Of all the lines in the data below, how many contain "code"? Report that number alone.
:: Material provided
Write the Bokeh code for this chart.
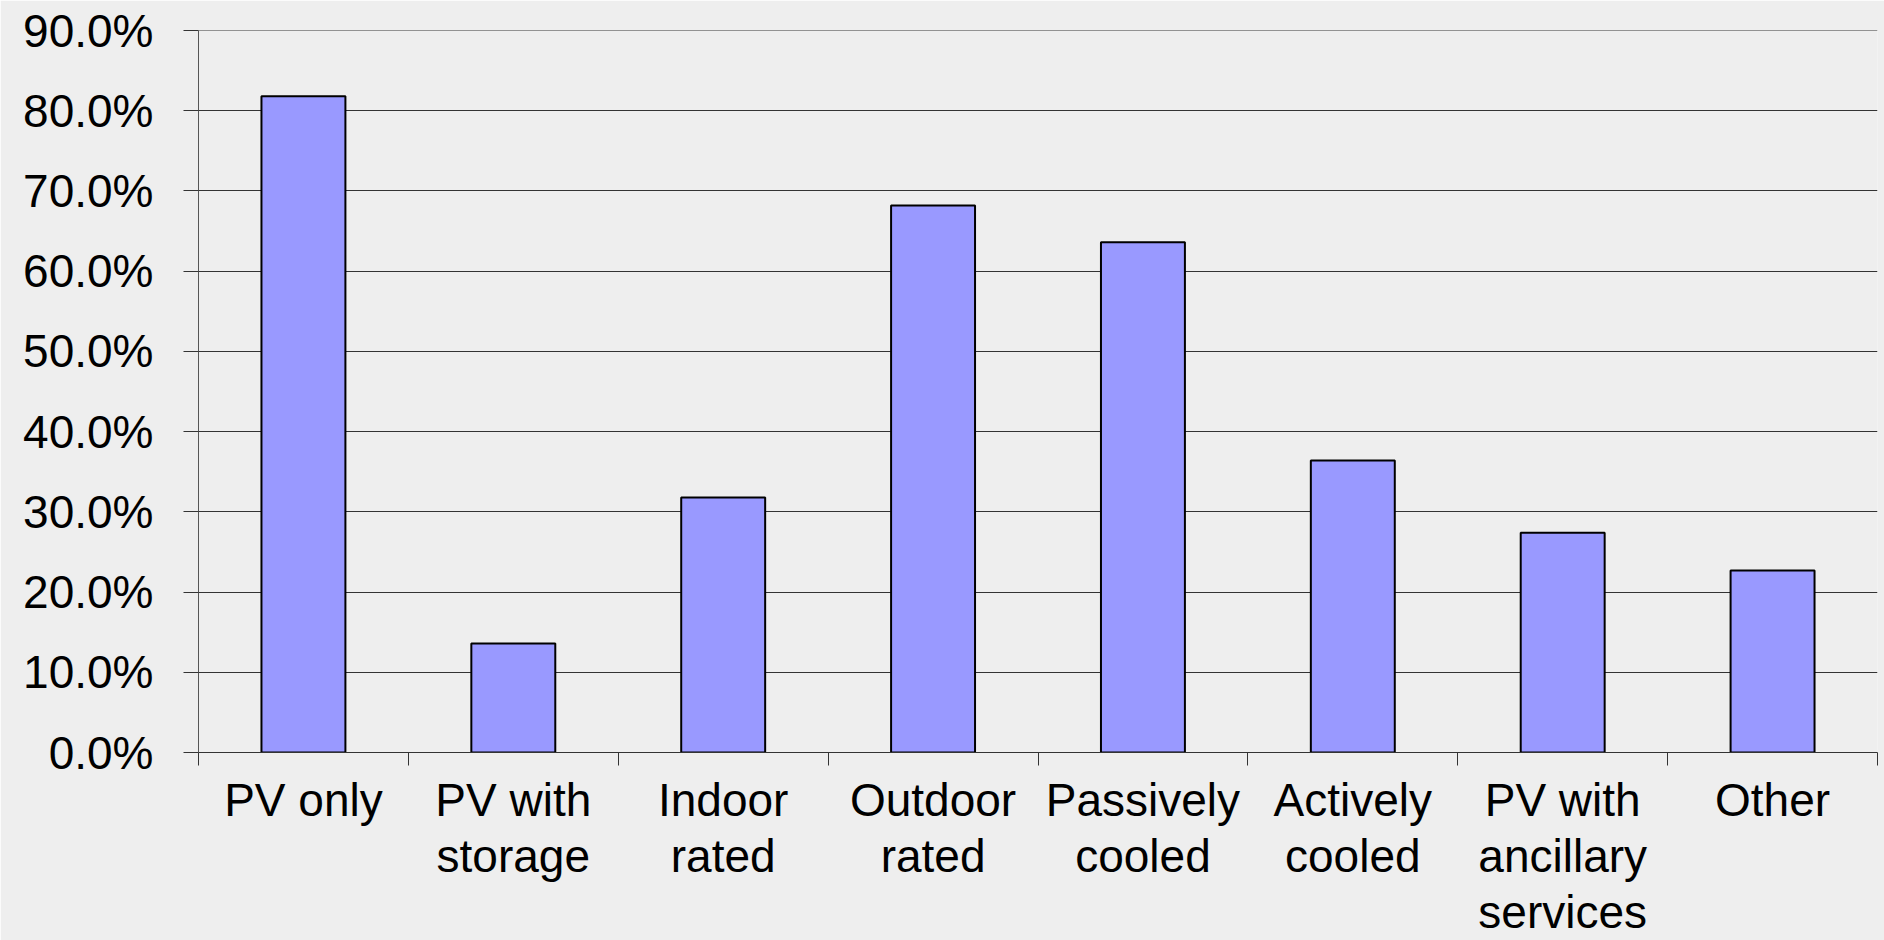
from bokeh.plotting import figure
from bokeh.models import (ColumnDataSource, FactorRange, Range1d, FixedTicker, Span,
                          NumeralTickFormatter, CategoricalAxis, CustomJSTickFormatter)
from bokeh.embed import file_html
from bokeh.resources import INLINE

categories = ["PV only", "PV with storage", "Indoor rated", "Outdoor rated",
              "Passively cooled", "Actively cooled", "PV with ancillary services", "Other"]
category_labels = ["PV only", "PV with\nstorage", "Indoor\nrated", "Outdoor\nrated",
                   "Passively\ncooled", "Actively\ncooled", "PV with\nancillary\nservices", "Other"]
shares = [0.818, 0.136, 0.318, 0.682, 0.636, 0.364, 0.274, 0.227]
y_ticks = [0.0, 0.1, 0.2, 0.3, 0.4, 0.5, 0.6, 0.7, 0.8, 0.9]

FONT = "Liberation Sans"
BG = "#EEEEEE"

src = ColumnDataSource(dict(cat=categories, val=shares))

p = figure(x_range=FactorRange(*categories), y_range=Range1d(y_ticks[0], y_ticks[-1]),
           width=1884, height=940, output_backend="svg", toolbar_location=None,
           min_border_left=198, min_border_right=7,
           min_border_top=30, min_border_bottom=187)
p.background_fill_color = BG
p.border_fill_color = BG
p.outline_line_color = None
p.xgrid.visible = False

# y axis
yax = p.yaxis[0]
yax.ticker = FixedTicker(ticks=y_ticks)
yax.formatter = NumeralTickFormatter(format="0.0%")
yax.major_label_text_font_size = "46px"
yax.major_label_text_font = FONT
yax.major_label_text_color = "black"
yax.major_label_standoff = 30
yax.major_tick_out = 15
yax.major_tick_in = 0
yax.minor_tick_out = 0
yax.minor_tick_in = 0
yax.axis_line_color = "#555555"
yax.major_tick_line_color = "#333333"

p.ygrid.ticker = FixedTicker(ticks=y_ticks)
p.ygrid.grid_line_color = "#333333"
p.ygrid.grid_line_width = 1
p.add_layout(Span(location=y_ticks[-1], dimension="width", line_color="#333333", line_width=1))

# x axis 1: tick marks on the category boundaries (synthetic coordinates 0..n)
xax = p.xaxis[0]
xax.ticker = FixedTicker(ticks=list(range(len(categories) + 1)))
xax.formatter = CustomJSTickFormatter(code="return ''")
xax.major_tick_out = 0
xax.major_tick_in = -13
xax.major_label_text_font_size = "1px"
xax.major_label_standoff = 0
xax.axis_line_color = "#333333"
xax.major_tick_line_color = "#333333"

# x axis 2: the category labels (wrapped)
lax = CategoricalAxis(formatter=CustomJSTickFormatter(
                          args=dict(names=categories, labels=category_labels),
                          code="const i = names.indexOf(tick); return i >= 0 ? labels[i] : String(tick);"),
                      axis_line_color=None, major_tick_line_color=None,
                      major_tick_out=0, major_tick_in=0,
                      major_label_standoff=21,
                      major_label_text_font_size="46px",
                      major_label_text_line_height=1.08,
                      major_label_text_font=FONT,
                      major_label_text_color="black")
p.add_layout(lax, "below")

p.vbar(x="cat", top="val", width=0.4, source=src,
       fill_color="#9999FF", line_color="black", line_width=2)

open("out.html", "w").write(file_html(p, INLINE))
::::
— Expected answer —
3